Notably, both the Atlanta Dream and Washington Mystics have organizational needs at the center position that Okot’s profile addresses directly. Former Gamecocks Allisha Gray and Te-Hina Paopao already play for the Dream, which would place Okot within a program already familiar with South Carolina’s development model if that projection holds.

Her professional ceiling is genuinely significant. At 6-6 with elite rebounding instincts, improving offensive range, and the kind of competitive drive that carried her from Kenya to a national championship game in two years of American basketball, she enters the draft as a player who has barely scratched the surface of what her tools can produce.
What South Carolina Loses — and What Comes Next
Okot’s departure without a return creates the most pressing roster need on South Carolina’s offseason checklist. The returning roster, pending transfer portal additions, currently projects as follows:
Tessa Johnson (Senior, Guard), Chloe Kitts (Senior, Forward), Ashlyn Watkins (Senior, Forward), Maddy McDaniel (Junior, Point Guard), Joyce Edwards (Junior, Forward), Adhel Tac (Junior, Forward), Agot Makeer (Sophomore, Guard), Ayla McDowell (Sophomore, Guard), Alicia Tournebize (Sophomore, Post), Jerzy Robinson (Freshman, Guard), Kelsi Andrews (Freshman, Forward), and Kaeli Wynn (Freshman, Forward).
That is a twelve-player roster with genuine depth and talent at multiple positions — but with a notable interior vacancy where Okot’s production lived.
Ashlyn Watkins’ return from her torn ACL is the most natural answer to that void. When healthy, Watkins was South Carolina’s best interior defender — a player Staley once described as superior to SEC Defensive Player of the Year Kamilla Cardoso at the rim. She plays bigger than her listed 6-3, she anchors a defensive system that is built around interior physicality, and her return alone changes the complexion of the frontcourt.

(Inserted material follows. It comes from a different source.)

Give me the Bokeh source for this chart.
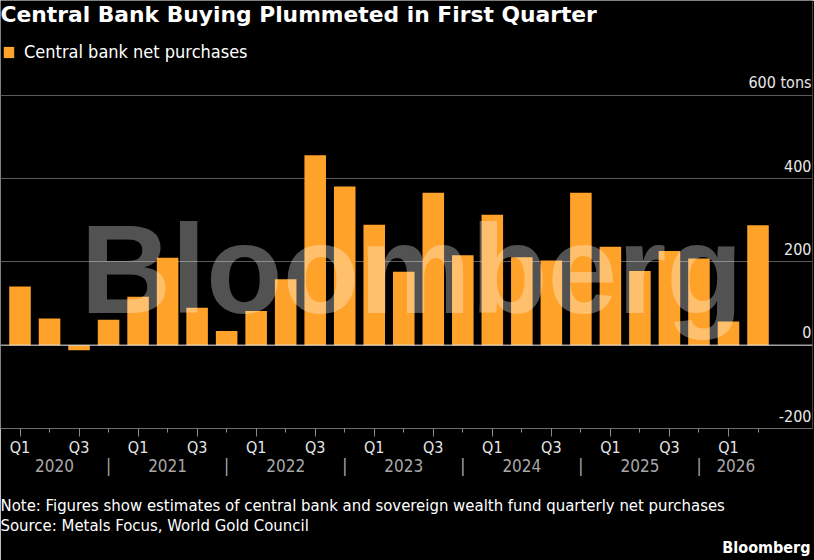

But Watkins is coming off a serious injury, and counting entirely on her to absorb Okot’s production is a risk no championship-caliber program accepts passively. The Iowa State transfer portal conversation around Audi Crooks — who averaged 25.8 points and 7.7 rebounds per game on 64.9% shooting — remains active and represents the most direct available answer to the Okot-shaped void.
Alicia Tournebize, the 18-year-old who arrived from France in January and flashed genuine potential despite limited preparation time, projects as a long-term answer at the post position rather than an immediate one. Her ceiling is among the highest on the roster. Her readiness to carry the interior burden of a championship contender in 2025-26 is a separate question.
The Larger Lesson
Madina Okot’s South Carolina career lasted one season. The NCAA ensured it could not last two. But the argument that her time in Kenya should not have counted against her American eligibility is one that deserves continued attention — not just for her sake, but for the players who will come after her. International players who develop in non-NCAA environments before arriving in the United States are increasingly common at the highest levels of women’s college basketball. The framework for evaluating their eligibility has not kept pace with that reality, and Okot’s case is the most visible recent illustration of why that gap matters.
She leaves Columbia as one of the most impactful one-year transfers in program history, a WNBA Draft prospect, and a player whose story — from Mumias to the national championship game — is about something considerably larger than basketball.
Staley said she made the team and the sport better. The numbers agree. So does everyone who watched her play.